Quick Ways to Trim $10–$40/Month
- Bundle home/renters + auto; add multi-vehicle if applicable.
- Enroll in telematics/usage-based programs (safe braking, modest speeds, less night driving).
- Raise deductibles (e.g., $500 → $1,000) on comp/collision if you can afford the risk.
- Right-size coverage: Don’t carry comp/collision on a very low-value car; increase liability on newer assets.
- Ask for discounts: Good driver, good student, defensive driving, pay-in-full, autopay/paperless, affinity groups.
- Shop 3–5 carriers and re-shop after tickets fall off or life changes (move, mileage drop, new safety features).
How to Compare Quotes the Right Way
- Match coverages and deductibles line-for-line across carriers.
- Use the same annual mileage and drivers each time.
- Get quotes for both liability-only and full coverage to see true deltas.

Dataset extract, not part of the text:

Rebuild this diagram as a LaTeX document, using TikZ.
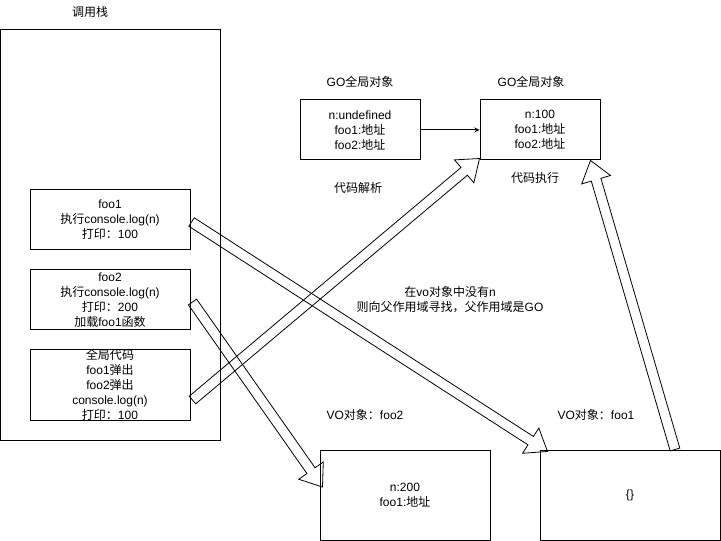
\documentclass[tikz,border=0pt]{standalone}
\usepackage{fontspec}
\setmainfont{Liberation Sans}
\newfontfamily\cjkfont{Noto Sans CJK SC}
\newcommand\zh[1]{{\cjkfont #1}}
\usetikzlibrary{calc}

% hohler Blockpfeil von #1 nach #2
\newcommand\flexarrow[2]{%
  \coordinate (fa) at ($(#2)!15pt!(#1)$);
  \draw[flex] ($(#1)!3.75pt!90:(#2)$) -- ($(fa)!3.75pt!90:(#2)$)
    -- ($(fa)!11.25pt!90:(#2)$) -- (#2) -- ($(fa)!11.25pt!-90:(#2)$)
    -- ($(fa)!3.75pt!-90:(#2)$) -- ($(#1)!3.75pt!-90:(#2)$) -- cycle;
}

\begin{document}
\begin{tikzpicture}[
        x=0.75pt, y=-0.75pt,
        font=\fontsize{9}{11.25}\selectfont,
        box/.style={draw, line width=0.75pt, inner sep=0pt, align=center, minimum width=120pt, minimum height=45pt},
        flex/.style={draw, line width=0.6pt, line join=miter},
        lbl/.style={inner sep=0pt, align=center}
    ]
        \useasboundingbox (0,0) rectangle (721,541);

        % Call stack
        \node[lbl] (lblstack) at (90,12) {\zh{调用栈}};
        \node[box, minimum width=165pt, minimum height=307.5pt] (stack) at (110,235) {};
        \node[box] (foo1) at (110,220) {foo1\\\zh{执行}console.log(n)\\\zh{打印：}100};
        \node[box] (foo2) at (110,300) {foo2\\\zh{执行}console.log(n)\\\zh{打印：}200\\\zh{加载}foo1\zh{函数}};
        \node[box, minimum height=52.5pt] (glob) at (110,385) {\zh{全局代码}\\foo1\zh{弹出}\\foo2\zh{弹出}\\console.log(n)\\\zh{打印：}100};

        % GO objects
        \node[lbl] (lblgo1) at (360,82) {GO\zh{全局对象}};
        \node[box, minimum width=90pt] (go1) at (360,130) {n:undefined\\foo1:\zh{地址}\\foo2:\zh{地址}};
        \node[lbl] (lblgo2) at (531,82) {GO\zh{全局对象}};
        \node[box, minimum width=90pt] (go2) at (540,130) {n:100\\foo1:\zh{地址}\\foo2:\zh{地址}};
        \draw[->, >=stealth, line width=0.75pt] (go1) -- (go2);

        \node[lbl] (parse) at (358,188) {\zh{代码解析}};
        \node[lbl] (exec) at (535,178) {\zh{代码执行}};
        \node[lbl] (note) at (450,300) {\zh{在}vo\zh{对象中没有}n\\\zh{则向父作用域寻找，父作用域是}GO};

        % VO objects
        \node[lbl] (lblvo2) at (365,415) {VO\zh{对象：}foo2};
        \node[box, minimum width=127.5pt, minimum height=67.5pt] (vofoo2) at (405,495) {n:200\\foo1:\zh{地址}};
        \node[lbl] (lblvo1) at (596,415) {VO\zh{对象：}foo1};
        \node[box, minimum width=135pt, minimum height=67.5pt] (vofoo1) at (630,495) {\{\}};

        % Blockpfeile
        \coordinate (a1s) at ([shift={(1,2)}]foo1.east);
        \coordinate (a1e) at ([shift={(8,2)}]vofoo1.north west);
        \coordinate (a2s) at ([shift={(2,2)}]foo2.east);
        \coordinate (a2e) at ([shift={(3,-8)}]vofoo2.west);
        \coordinate (a3s) at ([shift={(2,15)}]glob.east);
        \coordinate (a3e) at ([shift={(0,-2)}]go2.south west);
        \coordinate (a4s) at ([shift={(45,0)}]vofoo1.north);
        \coordinate (a4e) at ([shift={(-10,0)}]go2.south east);
        \flexarrow{a1s}{a1e}
        \flexarrow{a2s}{a2e}
        \flexarrow{a3s}{a3e}
        \flexarrow{a4s}{a4e}

    \end{tikzpicture}
\end{document}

- Look at total annual cost, not just the monthly—installment fees can add up.
- Consider claims service and repair network—the “cheapest” isn’t cheap if claims are a hassle.
FAQs
Final Word
$100 per month isn’t inherently expensive—or cheap. For many drivers, it’s a solid full-coverage price; for liability-only in low-risk situations, it may be a bit high. The only way to know is to compare like-for-like quotes and adjust coverage to match your car’s value, risk, and budget. Take ten minutes to re-shop, stack discounts, and consider telematics—you may find $100/month is beatable without sacrificing the protection you actually need.